I am writing the sequence file using my own implementation of multi-output format:

class MultiOutputSequenceFileWriter(prefix: String, suffix: String) extends Serializable {
   private val writers = collection.mutable.Map[String, SequenceFile.Writer]()

   /**
     * @param pathKey    folder within prefix where the content will be written
     * @param valueKey   key of the data to be written
     * @param valueValue value of the data to be written
     */
   def write(pathKey: String, valueKey: Any, valueValue: Any) = {
     if (!writers.contains(pathKey)) {
       val path = new Path(prefix + "/" + pathKey + "/" + "part-" + suffix)
       val hadoopConf = new conf.Configuration()
       hadoopConf.setEnum("io.seqfile.compression.type", SequenceFile.CompressionType.NONE)
       val fs = FileSystem.get(hadoopConf)
       writers(pathKey) = SequenceFile.createWriter(hadoopConf, Writer.file(path),
         Writer.keyClass(valueKey.getClass()),
         Writer.valueClass(valueValue.getClass()),
         Writer.bufferSize(fs.getConf().getInt("io.file.buffer.size", 4096)), //4KB
         Writer.replication(fs.getDefaultReplication()),
         Writer.blockSize(1073741824), // 1GB
         Writer.progressable(null),
         Writer.metadata(new Metadata()))
     }
     writers(pathKey).append(valueKey, valueValue)
   }
   def close = writers.values.foreach(_.close())
}

I am trying to write the sequence file as follows:

...
rdd.mapPartitionsWithIndex { (p, it) => {
  val writer = new MultiOutputSequenceFileWriter("s3://bucket/output/", p.toString)
  for ( (key1, key2, data) <- it) {
    ...
    writer.write(key1, key2, data)
    ...
  }
  writer.close
  Nil.iterator
}.foreach( (x:Nothing) => ()) // To trigger iterator
}
...

Note:

  • I am getting the exception when I am trying to close the writers (I think the writers try to write the content before closing and I think the exception is coming due to this).
  • I retried the same job with same input two more times.
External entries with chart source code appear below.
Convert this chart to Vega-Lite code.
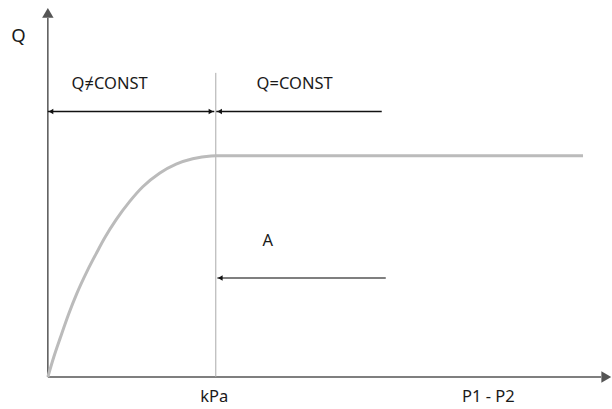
{
  "$schema": "https://vega.github.io/schema/vega-lite/v6.json",
  "width": 612,
  "height": 409,
  "autosize": {"type": "fit", "contains": "padding"},
  "padding": 0,
  "background": "white",
  "config": {"view": {"stroke": null}, "font": "Noto Sans"},
  "encoding": {
    "x": {"field": "x", "type": "quantitative", "scale": {"domain": [-28.571, 335.714], "nice": false, "zero": false}, "axis": null},
    "y": {"field": "y", "type": "quantitative", "scale": {"domain": [-14.414, 169.82], "nice": false, "zero": false}, "axis": null}
  },
  "layer": [
    {
      "data": {"values": [
        {"x": 0, "y": 0, "x2": 0, "y2": 161.7, "part": "Q axis"},
        {"x": 0, "y": 0, "x2": 330.4, "y2": 0, "part": "P1 - P2 axis"}
      ]},
      "mark": {"type": "rule", "color": "#555555", "strokeWidth": 1.5},
      "encoding": {"x2": {"field": "x2"}, "y2": {"field": "y2"}}
    },
    {
      "data": {"values": [
        {"x": 0, "y": 164.0, "shape": "triangle-up"},
        {"x": 333.5, "y": 0, "shape": "triangle-right"}
      ]},
      "mark": {"type": "point", "filled": true, "color": "#555555", "size": 130, "opacity": 1},
      "encoding": {"shape": {"field": "shape", "type": "nominal", "scale": null}}
    },
    {
      "data": {"values": [
        {"x": 100.3, "y": 0, "x2": 100.3, "y2": 137}
      ]},
      "mark": {"type": "rule", "color": "#aaaaaa", "strokeWidth": 1},
      "encoding": {"x2": {"field": "x2"}, "y2": {"field": "y2"}}
    },
    {
      "data": {"values": [
        {"x": 0, "y": 0},
        {"x": 3.6, "y": 9.1},
        {"x": 7.6, "y": 18.0},
        {"x": 12.5, "y": 28.5},
        {"x": 17.4, "y": 37.8},
        {"x": 23.4, "y": 47.6},
        {"x": 29.3, "y": 56.2},
        {"x": 33.9, "y": 62.6},
        {"x": 40.9, "y": 71.0},
        {"x": 48.8, "y": 79.0},
        {"x": 56.7, "y": 85.7},
        {"x": 66.7, "y": 91.8},
        {"x": 76.6, "y": 95.9},
        {"x": 86.5, "y": 98.3},
        {"x": 97.4, "y": 99.6},
        {"x": 100.4, "y": 99.7},
        {"x": 319.6, "y": 99.7}
      ]},
      "mark": {"type": "line", "color": "#bbbbbb", "strokeWidth": 3, "interpolate": "monotone"}
    },
    {
      "data": {"values": [
        {"x": 0, "y": 119.6, "x2": 99.4, "y2": 119.6, "c": "#111111"},
        {"x": 100.6, "y": 119.6, "x2": 199.4, "y2": 119.6, "c": "#111111"},
        {"x": 101.2, "y": 44.6, "x2": 201.8, "y2": 44.6, "c": "#555555"}
      ]},
      "mark": {"type": "rule", "strokeWidth": 1.3},
      "encoding": {"x2": {"field": "x2"}, "y2": {"field": "y2"}, "color": {"field": "c", "type": "nominal", "scale": null}}
    },
    {
      "data": {"values": [
        {"x": 1.9, "y": 119.6, "shape": "triangle-left", "c": "#111111"},
        {"x": 97.4, "y": 119.6, "shape": "triangle-right", "c": "#111111"},
        {"x": 102.6, "y": 119.6, "shape": "triangle-left", "c": "#111111"},
        {"x": 103.0, "y": 44.6, "shape": "triangle-left", "c": "#111111"}
      ]},
      "mark": {"type": "point", "filled": true, "size": 28, "opacity": 1},
      "encoding": {
        "shape": {"field": "shape", "type": "nominal", "scale": null},
        "color": {"field": "c", "type": "nominal", "scale": null}
      }
    },
    {
      "data": {"values": [
        {"x": -17.6, "y": 153.6, "label": "Q", "fs": 18.5},
        {"x": 36.9, "y": 131.8, "label": "Q≠CONST", "fs": 16.5},
        {"x": 147.4, "y": 131.8, "label": "Q=CONST", "fs": 16.5},
        {"x": 131.4, "y": 61.3, "label": "A", "fs": 16.5},
        {"x": 99.4, "y": -9, "label": "kPa", "fs": 16.5},
        {"x": 263.1, "y": -9, "label": "P1 - P2", "fs": 16.5}
      ]},
      "mark": {"type": "text", "align": "center", "baseline": "middle", "color": "#1a1a1a"},
      "encoding": {
        "text": {"field": "label"},
        "size": {"field": "fs", "type": "quantitative", "scale": null}
      }
    }
  ]
}
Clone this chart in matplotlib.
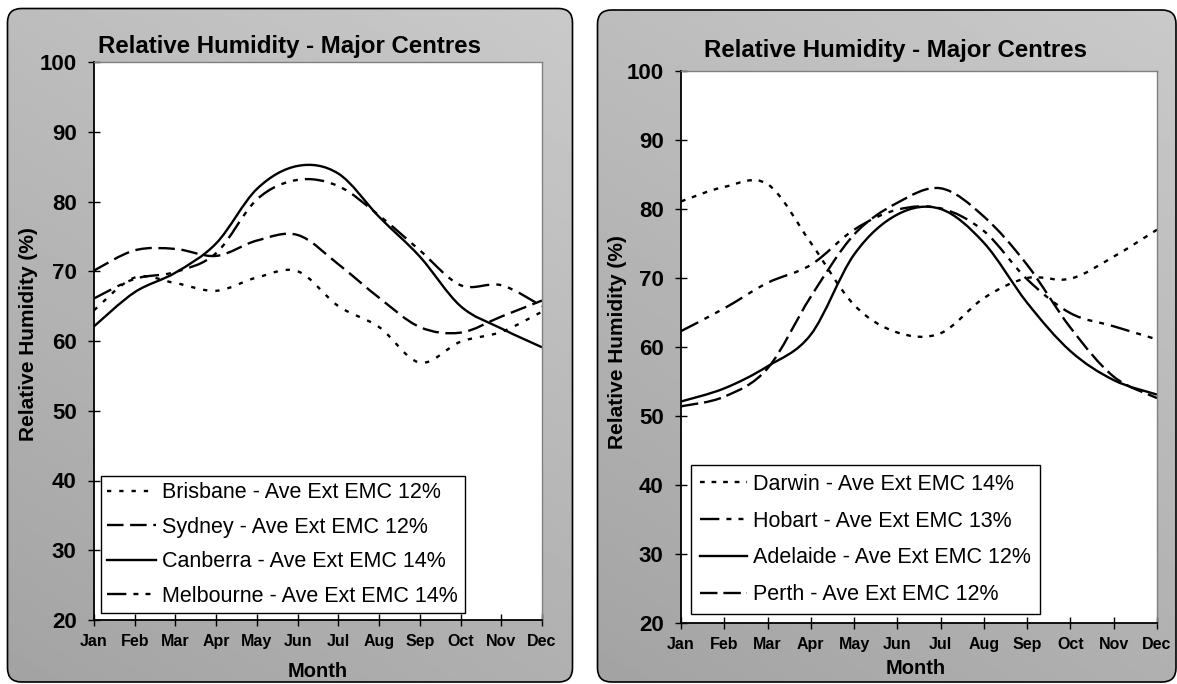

I got no error in the first re-run but got three errors in the second. Could it just be transient issue in S3?
  • The part file that failed is not there in S3.

Solution

  • AWS support engineer mentioned that at the time of the error, there were lots of hits on the bucket. The job was retrying the default number of times (5) and most probably all the retries were throttled. Now, I have increased the number of retries with the following config param added while submitting job.

    spark.hadoop.fs.s3.maxRetries=20

    Additionally, I have compressed the output so that the number of requests to S3 would be reduced. I have not seen failures for several runs after these changes.